Последняя инстанция — бюро областного комитета комсомола. Собрала все силы, пришла на заседание. Долго ждала, пока дошла до меня очередь. Стояла в коридоре. Сердце колотилось. Ноги подгибались. Наконец, вызывают. Вхожу в огромный зал. Большой квадратный стол. За ним человек пятнадцать парней и девчат. Все мои земляки. Я их чуть ли не каждый день встречала на улице. Они меня тоже знают. Предложили сесть. Я это сделала с превеликой радостью — ноги не держали. Встает секретарь макеевского горкома комсомола и докладывает. Повторяет все, что говорилось во всех инстанциях. Вызубренная клевета произвела впечатление на членов бюро обкома. Лица их становились все более и более враждебными. Смотрели на меня как на чудовище. Закончил свою речь секретарь макеевского горкома такими словами: «Горком постановил исключить из комсомола. Единогласно. Не сомневаемся, что бюро обкома утвердит наше решение».

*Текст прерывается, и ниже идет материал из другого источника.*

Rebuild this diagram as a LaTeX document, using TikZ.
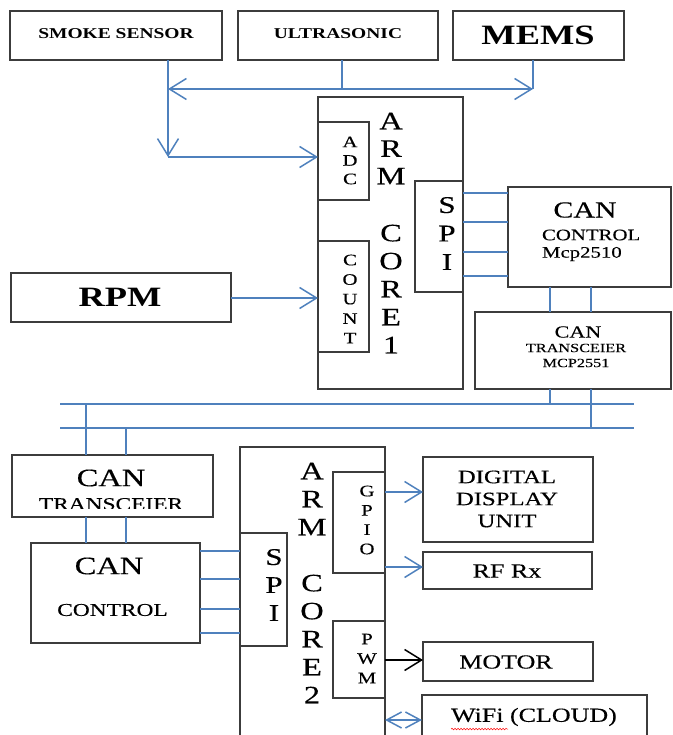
\documentclass[tikz,border=0pt]{standalone}
\usepackage{fontspec}
\setmainfont{Liberation Serif}[FakeStretch=1.3, UprightFeatures={FakeBold=0.3}]
\usetikzlibrary{arrows.meta,decorations.pathmorphing}
\definecolor{lineblue}{RGB}{79,129,189}
\definecolor{boxgray}{RGB}{60,60,60}
\newcommand{\fsz}[2]{\fontsize{#1}{#2}\selectfont}
\begin{document}
\begin{tikzpicture}[x=1pt,y=-1pt,
  box/.style={draw=boxgray, line width=1.1pt, inner sep=0pt, outer sep=0pt, rectangle},
  txt/.style={inner sep=0pt, outer sep=0pt, text=black},
  bl/.style={draw=lineblue, line width=1.5pt},
  barb/.style={-{Straight Barb[length=17pt,width=21pt]}}
]
\useasboundingbox (0,0) rectangle (672,735);
\clip (0,0) rectangle (672,735);

% ---------- boxes ----------
\node[box, minimum width=212pt, minimum height=49pt] (smoke) at (116,35.5) {};
\node[box, minimum width=200pt, minimum height=49pt] (ultra) at (338,35.5) {};
\node[box, minimum width=171pt, minimum height=49pt] (mems) at (538.5,35.5) {};
\node[box, minimum width=145pt, minimum height=292pt] (core1) at (390.5,243) {};
\node[box, minimum width=51pt, minimum height=78pt] (adc) at (343.5,161) {};
\node[box, minimum width=51pt, minimum height=111pt] (count) at (343.5,296.5) {};
\node[box, minimum width=48pt, minimum height=111pt] (spi1) at (439,236.5) {};
\node[box, minimum width=220pt, minimum height=49pt] (rpm) at (121,297.5) {};
\node[box, minimum width=163pt, minimum height=100pt] (canctl1) at (589.5,237) {};
\node[box, minimum width=196pt, minimum height=77pt] (cantr1) at (573,350.5) {};
\node[box, minimum width=201pt, minimum height=62pt] (cantr2) at (112.5,486) {};
\node[box, minimum width=169pt, minimum height=100pt] (canctl2) at (115.5,593) {};
\node[box, minimum width=145pt, minimum height=313pt] (core2) at (312.5,603.5) {};
\node[box, minimum width=47pt, minimum height=113pt] (spi2) at (263.5,589.5) {};
\node[box, minimum width=52pt, minimum height=101pt] (gpio) at (359,522.5) {};
\node[box, minimum width=52pt, minimum height=77pt] (pwm) at (359,659.5) {};
\node[box, minimum width=170pt, minimum height=85pt] (display) at (508,499.5) {};
\node[box, minimum width=169pt, minimum height=37pt] (rf) at (507.5,570.5) {};
\node[box, minimum width=170pt, minimum height=39pt] (motor) at (508,661.5) {};
\node[box, minimum width=225pt, minimum height=65pt] (wifi) at (534.5,727.5) {};

% ---------- texts ----------
\node[txt, font=\bfseries\fsz{15}{18}] (tsmoke) at (116,34) {SMOKE SENSOR};
\node[txt, font=\bfseries\fsz{15}{18}] (tultra) at (338,34) {ULTRASONIC};
\node[txt, font=\bfseries\fsz{28}{32}] (tmems) at (538,35) {MEMS};
\node[txt, font=\bfseries\fsz{28}{32}] (trpm) at (120,297) {RPM};

\node[txt, align=center, font=\fsz{25}{27.5}] (tarm1) at (391,148.5) {A\\R\\M};
\node[txt, align=center, font=\fsz{25}{28}] (tcore1) at (391,289) {C\\O\\R\\E\\1};
\node[txt, align=center, font=\fsz{16}{18.5}] (tadc) at (350,160.5) {A\\D\\C};
\node[txt, align=center, font=\fsz{16}{19.5}] (tcount) at (350,299) {C\\O\\U\\N\\T};
\node[txt, align=center, font=\fsz{24}{28.5}] (tspi1) at (447,233.5) {S\\P\\I};

\node[txt, font=\fsz{23}{26}] (tcan1) at (585,210) {CAN};
\node[txt, font=\fsz{16}{18}, anchor=west] (tctl1) at (542,235) {CONTROL};
\node[txt, font=\fsz{16}{18}, anchor=west] (tmcp1) at (542,254) {Mcp2510};

\node[txt, font=\fsz{17}{20}] (tcan2) at (578,332) {CAN};
\node[txt, font=\fsz{12.5}{14}] (ttr1) at (576,348) {TRANSCEIER};
\node[txt, font=\fsz{12.5}{14}] (tmcp2) at (576,363) {MCP2551};

\node[txt, font=\fsz{25}{28}] (tcan3) at (111,478) {CAN};
\begin{scope}
  \clip (12,455) rectangle (213,508.5);
  \node[txt, font=\fsz{18}{20}, anchor=base] (ttr2) at (111,510) {TRANSCEIER};
\end{scope}
\node[txt, font=\fsz{25}{28}] (tcan4) at (109,566) {CAN};
\node[txt, font=\fsz{18}{20}] (tctl2) at (112.5,610) {CONTROL};

\node[txt, align=center, font=\fsz{25}{28}] (tarm2) at (312,499) {A\\R\\M};
\node[txt, align=center, font=\fsz{25}{28}] (tcore2) at (312,639) {C\\O\\R\\E\\2};
\node[txt, align=center, font=\fsz{24}{28}] (tspi2) at (274,585) {S\\P\\I};
\node[txt, align=center, font=\fsz{16}{19.3}] (tgpio) at (367,520) {G\\P\\I\\O};
\node[txt, align=center, font=\fsz{16}{19.5}] (tpwm) at (367,658.5) {P\\W\\M};

\node[txt, align=center, font=\fsz{19}{22}] (tdisp) at (507,499) {DIGITAL\\DISPLAY\\UNIT};
\node[txt, font=\fsz{20}{22}] (trf) at (507,571) {RF Rx};
\node[txt, font=\fsz{20}{22}] (tmotor) at (506,662) {MOTOR};
\node[txt, font=\fsz{20}{22}] (twifi) at (534,717) {WiFi (CLOUD)};
\draw[red, line width=0.5pt, decorate, decoration={snake, amplitude=0.8pt, segment length=3pt}]
  (twifi.south west) ++(0,3) -- ++(57,0);

% ---------- connectors ----------
\coordinate (jL) at (168,89);
\coordinate (jU) at (342,89);
\coordinate (jR) at (533,89);
\coordinate (jD) at (168,157);
\draw[bl,barb] (smoke.south -| jD) -- (jD);
\draw[bl,barb] (jD) -- (adc.west |- jD);
\draw[bl] (ultra.south -| jU) -- (jU);
\draw[bl,barb] (jU) -- (jL);
\draw[bl,barb] (jU) -- (jR);
\draw[bl] (mems.south -| jR) -- (jR);
\draw[bl,barb] (rpm.east |- 0,298) -- (count.west |- 0,298);

\foreach \yy in {193,222,252,276}
  \draw[bl] (spi1.east |- 0,\yy) -- (canctl1.west |- 0,\yy);
\foreach \xx in {550,591}
  \draw[bl] (canctl1.south -| \xx,0) -- (cantr1.north -| \xx,0);

\coordinate (b1l) at (60,404);
\coordinate (b1r) at (634,404);
\coordinate (b2l) at (60,428);
\coordinate (b2r) at (634,428);
\draw[bl] (b1l) -- (b1r);
\draw[bl] (b2l) -- (b2r);
\draw[bl] (cantr1.south -| 550,0) -- (b1l -| 550,0);
\draw[bl] (cantr1.south -| 591,0) -- (b2l -| 591,0);
\draw[bl] (b1l -| 86,0) -- (cantr2.north -| 86,0);
\draw[bl] (b2l -| 126,0) -- (cantr2.north -| 126,0);
\foreach \xx in {86,126}
  \draw[bl] (cantr2.south -| \xx,0) -- (canctl2.north -| \xx,0);
\foreach \yy in {551,579,609,633}
  \draw[bl] (canctl2.east |- 0,\yy) -- (spi2.west |- 0,\yy);

\draw[bl,barb] (gpio.east |- 0,492) -- (display.west |- 0,492);
\draw[bl,barb] (gpio.east |- 0,567) -- (rf.west |- 0,567);
\draw[draw=black, line width=1.5pt, barb] (pwm.east |- 0,660) -- (motor.west |- 0,660);
\draw[bl, {Straight Barb[length=15pt,width=16pt]}-{Straight Barb[length=15pt,width=16pt]}]
  (core2.east |- 0,720) -- (wifi.west |- 0,720);
\end{tikzpicture}
\end{document}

В отличие от предыдущих собраний, где меня исключали, даже не выслушав меня, здесь мне предоставили последнее слово. Говорила я долго. Рассказала, как полюбила Сашу Авдеенко, как вышла замуж, какой он хороший человек, как предан Советской власти, как много работает и мало отдыхает. Рассказала, что сдала сессию в Литинституте, что готовилась к вступлению в партию. Поверили мне ребята. Изменились лица, просветлели, в глазах появилась доброта. Посовещавшись, предложили создать комиссию, направить ее в Макеевку, чтобы разобраться в моем персональном деле. Председателем комиссии назначили редактора газеты «Комсомолец Донбасса». Мы с ним условились, что я приду к нему в редакцию, поговорим, а потом уже комиссия поедет в Макеевку. Встретились, поговорили. Через некоторое время опять назначают бюро обкома. За большим столом сидят те же люди. Слово берет редактор «Комсомольца Донбасса». «Мы были в Макеевке, встречались с многими комсомольцами. Могу сказать одно, товарищи: побольше нам надо бы иметь таких комсомольцев, как Люба Авдеенко».